What are the best literary examples for studying the subaltern?

Mahasweta Devi’s short fiction, Amitav Ghosh’s novels, Ngũgĩ wa Thiong’o’s Devil on the Cross, and Jean Rhys’s Wide Sargasso Sea are all rich texts for subaltern analysis. Any text that deals with colonial power, caste, or class hierarchy can be read through this lens.

Why does the concept matter for readers who aren’t studying postcolonial literature?

Because the questions it raises — Who gets to speak? Whose story is told? What remains unrecorded? — are universal literary questions. Every text makes choices about whose perspective matters, and the subaltern framework helps us see those choices clearly.


The subaltern is not a concept that offers comfortable reading. It asks us to sit with the possibility that some voices are structurally excluded from the texts we read — and that our own reading position may be complicit in that exclusion. It challenges the assumption that literature is a transparent window onto other people’s lives, and insists that we pay attention to the glass itself: its distortions, its frames, its blind spots.

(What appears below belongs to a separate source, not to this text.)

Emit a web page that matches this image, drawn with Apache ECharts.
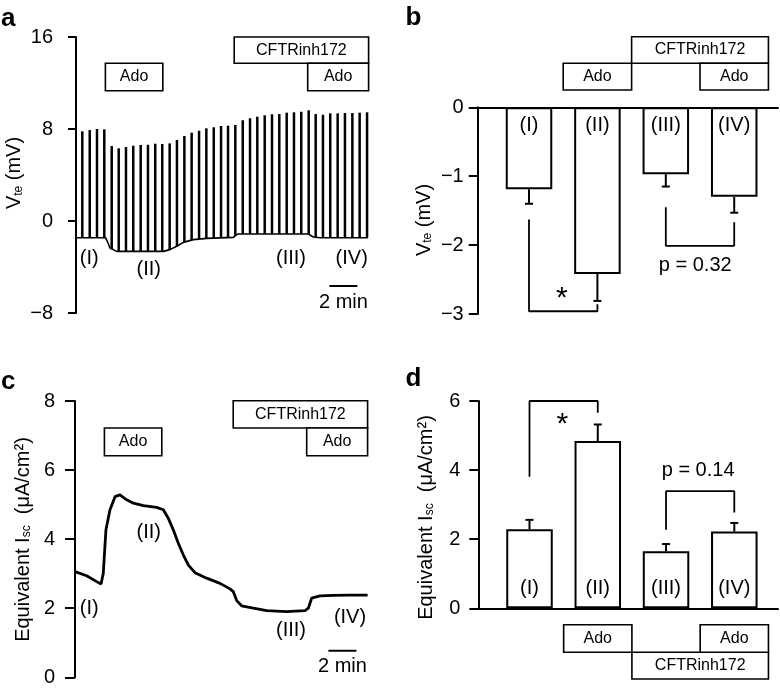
<!DOCTYPE html>
<html><head><meta charset="utf-8">
<script src="https://cdn.jsdelivr.net/npm/echarts@6/dist/echarts.min.js"></script>
<style>html,body{margin:0;padding:0;background:#fff}#c{width:780px;height:688px}</style>
</head><body><div id="c"></div>
<script>
// ---------- Panel a: transepithelial voltage (pulses every ~30 s) ----------
const pulseTimes = [0.45,0.98,1.5,2.02,2.55,3.05,3.57,4.09,4.62,5.14,5.66,6.16,6.69,7.21,7.74,8.26,8.79,9.31,9.84,10.36,
                    10.86,11.38,11.91,12.43,12.95,13.48,14.0,14.52,15.05,15.57,16.09,16.62,17.12,17.64,18.16,18.69,19.21,19.74,20.26,20.79];
const pulseTops  = [7.8,7.91,8.0,7.97,6.52,6.32,6.43,6.55,6.61,6.63,6.72,6.7,6.75,7.04,7.39,7.68,7.85,8.06,8.15,8.26,
                    8.29,8.35,8.76,8.93,9.07,9.19,9.28,9.3,9.42,9.45,9.5,9.63,9.3,9.24,9.36,9.36,9.39,9.39,9.42,9.45];
const pulseBases = [-1.45,-1.45,-1.45,-1.45,-2.45,-2.64,-2.64,-2.64,-2.64,-2.64,-2.64,-2.64,-2.5,-2.2,-1.83,-1.66,-1.57,-1.51,-1.48,-1.45,
                    -1.43,-1.28,-1.13,-1.13,-1.13,-1.13,-1.13,-1.13,-1.13,-1.13,-1.13,-1.15,-1.4,-1.45,-1.45,-1.45,-1.45,-1.45,-1.45,-1.45];
const baselineA = [[0,-1.45],[2.1,-1.45],[2.25,-1.8],[2.43,-2.35],[2.9,-2.64],[6.24,-2.64],[6.71,-2.49],[7.19,-2.2],[7.67,-1.86],
                   [8.38,-1.62],[9.33,-1.51],[11.24,-1.42],[11.45,-1.2],[11.6,-1.13],[16.6,-1.13],[16.95,-1.39],[17.43,-1.45],[20.85,-1.45]];
// ---------- Panel c: equivalent short-circuit current ----------
const traceC = [[0,3.06],[0.07,3.04],[0.83,2.94],[1.55,2.77],[1.86,2.70],[2.02,3.01],[2.21,4.27],[2.5,4.85],[2.86,5.23],[3.21,5.28],
                [3.69,5.14],[4.17,5.04],[4.88,4.97],[5.83,4.92],[6.31,4.85],[6.67,4.6],[7.02,4.27],[7.38,3.88],[7.74,3.54],[8.1,3.25],
                [8.57,3.03],[9.4,2.87],[10.36,2.72],[11.07,2.56],[11.31,2.48],[11.55,2.22],[11.9,2.07],[12.74,2.0],[13.69,1.93],
                [15.12,1.90],[16.43,1.93],[16.67,2.0],[16.9,2.29],[17.5,2.36],[18.45,2.37],[19.64,2.38],[20.9,2.38]];
// treatment periods (min)
const adoTime = [2.1, 6.2];
const cftrTime = [11.3, 20.9];
const ado2Time = [16.55, 20.9];
const scaleBarMin = [18.1, 20.1];
// ---------- Panels b / d: summary bars ----------
const groups = ['(I)','(II)','(III)','(IV)'];
const groupPos = [1,2,3,4];
const vteMean = [-1.19,-2.42,-0.97,-1.30];
const vteErr  = [0.21,0.39,0.18,0.23];
const iscMean = [2.29,4.84,1.65,2.22];
const iscErr  = [0.27,0.48,0.21,0.25];
const adoBars = [1.5, 2.5], cftrBars = [2.5, 4.5], ado2Bars = [3.5, 4.5];
const bracketB1 = [[1,-1.63],[1,-2.96],[2,-2.96],[2,-2.86]];
const bracketB2 = [[3,-1.45],[3,-2.01],[4,-2.01],[4,-1.67]];
const bracketD1 = [[1,3.81],[1,6.0],[2,6.0],[2,5.66]];
const bracketD2 = [[3,2.27],[3,3.39],[4,3.39],[4,2.77]];

const FONT = '"Liberation Sans", Arial, Helvetica, sans-serif';
const chart = echarts.init(document.getElementById('c'), null, {renderer:'canvas', width:780, height:688});
const minus = v => String(v).replace('-', '\u2212');

function yAx(gridIndex, min, max, interval, margin, tickLen){
  return {type:'value', gridIndex, min, max, interval,
    axisLine:{show:true, onZero:false, lineStyle:{color:'#000', width:2}},
    axisTick:{show:true, length:tickLen, lineStyle:{color:'#000', width:2}},
    axisLabel:{color:'#000', fontSize:20, fontFamily:FONT, margin, formatter:minus},
    splitLine:{show:false}};
}
function xBar(gridIndex){
  return {type:'value', gridIndex, min:0.25, max:4.64,
    axisLine:{show:true, onZero:true, lineStyle:{color:'#000', width:2}},
    axisTick:{show:false}, axisLabel:{show:false}, splitLine:{show:false}};
}
function errItem(params, api){
  const x = api.value(0), m = api.value(1), e = api.value(2);
  const end = m < 0 ? m - e : m + e;
  const p0 = api.coord([x, m]), p1 = api.coord([x, end]);
  return {type:'group', children:[
    {type:'line', shape:{x1:p0[0],y1:p0[1],x2:p1[0],y2:p1[1]}, style:{stroke:'#000',lineWidth:2}},
    {type:'line', shape:{x1:p1[0]-4,y1:p1[1],x2:p1[0]+4,y2:p1[1]}, style:{stroke:'#000',lineWidth:2}}
  ]};
}
function pulseItem(params, api){
  const p0 = api.coord([api.value(0), api.value(1)]);
  const p1 = api.coord([api.value(0), api.value(2)]);
  return {type:'line', shape:{x1:p0[0],y1:p0[1],x2:p1[0],y2:p1[1]}, style:{stroke:'#000', lineWidth:2.5}};
}
const lineS = (xi, data, w) => ({type:'line', xAxisIndex:xi, yAxisIndex:xi, data, showSymbol:false, symbol:'none', clip:false,
  lineStyle:{color:'#000', width:w}, silent:true});

const option = {
  animation:false,
  backgroundColor:'#fff',
  grid:[
    {left:76, top:37, width:301, height:276, outerBoundsMode:'none'},
    {left:477.7, top:107.3, width:300.3, height:206.7, outerBoundsMode:'none'},
    {left:75, top:401, width:301, height:276.3, outerBoundsMode:'none'},
    {left:478.3, top:401, width:299.7, height:207.3, outerBoundsMode:'none'}
  ],
  xAxis:[
    {type:'value', gridIndex:0, min:0, max:21.5, show:false},
    xBar(1),
    {type:'value', gridIndex:2, min:0, max:21.5, show:false},
    xBar(3)
  ],
  yAxis:[ yAx(0,-8,16,8,23,8), yAx(1,-3,0,1,14,9), yAx(2,0,8,2,20,10), yAx(3,0,6,2,18,9) ],
  series:[
    lineS(0, baselineA, 1.6),
    {type:'custom', xAxisIndex:0, yAxisIndex:0, renderItem:pulseItem, encode:{x:0, y:[1,2]},
      data: pulseTimes.map((t,i)=>[t, pulseBases[i], pulseTops[i]])},
    lineS(0, [[scaleBarMin[0],-5.65],[scaleBarMin[1],-5.65]], 2),
    {type:'bar', xAxisIndex:1, yAxisIndex:1, barWidth:46.5, data: groupPos.map((p,i)=>[p, vteMean[i]]),
      itemStyle:{color:'#fff', borderColor:'#000', borderWidth:2}},
    {type:'custom', xAxisIndex:1, yAxisIndex:1, renderItem:errItem, encode:{x:0,y:1},
      data: groupPos.map((p,i)=>[p, vteMean[i], vteErr[i]])},
    lineS(1, bracketB1, 1.8), lineS(1, bracketB2, 1.8),
    lineS(2, traceC, 2.8),
    lineS(2, [[scaleBarMin[0],0.77],[scaleBarMin[1],0.77]], 2),
    {type:'bar', xAxisIndex:3, yAxisIndex:3, barWidth:46.5, data: groupPos.map((p,i)=>[p, iscMean[i]]),
      itemStyle:{color:'#fff', borderColor:'#000', borderWidth:2}},
    {type:'custom', xAxisIndex:3, yAxisIndex:3, renderItem:errItem, encode:{x:0,y:1},
      data: groupPos.map((p,i)=>[p, iscMean[i], iscErr[i]])},
    lineS(3, bracketD1, 1.8), lineS(3, bracketD2, 1.8)
  ]
};
chart.setOption(option);

// ---------- annotations ----------
const g = [];
function txt(x, y, s, size, extra){
  g.push(Object.assign({type:'text', x, y, z:20, style:{text:s, fill:'#000', font:size+'px '+FONT, align:'center', verticalAlign:'middle'}}, extra||{}));
}
function box(x0, x1, y0, y1, label){
  g.push({type:'rect', z:15, shape:{x:x0, y:y0, width:x1-x0, height:y1-y0}, style:{fill:'#fff', stroke:'#000', lineWidth:1.6}});
  txt((x0+x1)/2, (y0+y1)/2, label, 16);
}
const px = (xi, v) => chart.convertToPixel({xAxisIndex:xi}, v);

// panel letters
[['a',1,19.2],['b',405.5,18.2],['c',1,382.2],['d',405.5,379.2]].forEach(([s,x,y]) =>
  g.push({type:'text', x, y, z:20, style:{text:s, fill:'#000', font:'bold 26px '+FONT, align:'left', verticalAlign:'middle'}}));

// y-axis titles (rotated, with subscripts)
function ytitle(x, y, main, sub, rest){
  g.push({type:'text', x, y, rotation:Math.PI/2, z:20, style:{
    text:'{n|'+main+'}{s|'+sub+'}{n|'+rest+'}', align:'center', verticalAlign:'middle', fill:'#000',
    rich:{n:{fontSize:20, fontFamily:FONT, verticalAlign:'bottom', fill:'#000'}, s:{fontSize:12, fontFamily:FONT, verticalAlign:'bottom', fill:'#000'}}}});
}
ytitle(14.6, 173, 'V', 'te', ' (mV)');
ytitle(424, 220, 'V', 'te', ' (mV)');
ytitle(23, 539.5, 'Equivalent I', 'sc', '  (\u03bcA/cm\u00b2)');
ytitle(426, 517.5, 'Equivalent I', 'sc', '  (\u03bcA/cm\u00b2)');

// treatment boxes, panels a & c
[[0, 37, 63.3, 90.7], [2, 400.7, 428, 455.7]].forEach(([xi, yt, ym, yb]) => {
  box(px(xi, cftrTime[0]), px(xi, cftrTime[1]), yt, ym, 'CFTRinh172');
  box(px(xi, adoTime[0]), px(xi, adoTime[1]), ym, yb, 'Ado');
  box(px(xi, ado2Time[0]), px(xi, ado2Time[1]), ym, yb, 'Ado');
});
// treatment boxes, panels b & d
box(px(1, cftrBars[0]), px(1, cftrBars[1]), 36.7, 63.3, 'CFTRinh172');
box(px(1, adoBars[0]), px(1, adoBars[1]), 63.3, 90, 'Ado');
box(px(1, ado2Bars[0]), px(1, ado2Bars[1]), 63.3, 90, 'Ado');
box(px(3, cftrBars[0]), px(3, cftrBars[1]), 652.3, 679, 'CFTRinh172');
box(px(3, adoBars[0]), px(3, adoBars[1]), 624.7, 652.3, 'Ado');
box(px(3, ado2Bars[0]), px(3, ado2Bars[1]), 624.7, 652.3, 'Ado');

// phase labels on traces
[[89.3,258.5],[148.7,269],[291,258.5],[351.7,258.5]].forEach((p,i)=>txt(p[0],p[1],groups[i],20));
[[89.3,608.5],[148.7,532.5],[291,630],[350,617.8]].forEach((p,i)=>txt(p[0],p[1],groups[i],20));
// labels inside bars
groupPos.forEach((p,i)=>{ txt(px(1,p), 125.5, groups[i], 20); txt(px(3,p), 588.5, groups[i], 20); });
// scale bar labels
txt((px(0,scaleBarMin[0])+px(0,scaleBarMin[1]))/2, 302, '2 min', 20);
txt((px(2,scaleBarMin[0])+px(2,scaleBarMin[1]))/2, 666, '2 min', 20);
// significance
txt(px(1,1.48), 299, '*', 30);
txt(px(1,3.43), 265, 'p = 0.32', 20);
txt(px(3,1.48), 425, '*', 30);
txt(px(3,3.47), 470.7, 'p = 0.14', 20);

chart.setOption({graphic:g});
</script></body></html>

This does not mean we should stop reading or stop trying to understand experiences different from our own. It means we should read with a sharper awareness of what any text can and cannot do. The best literature dealing with subaltern experience does not claim to speak for the silenced. It makes the silence audible. It turns the gap between the represented and the representation into a space of ethical and political reflection.

When you encounter a subaltern figure in a novel, a poem, or a play, the most important question is not “What happened to them?” but “How is their story being told, by whom, and what remains beyond the reach of the telling?” That question does not close interpretation. It opens it.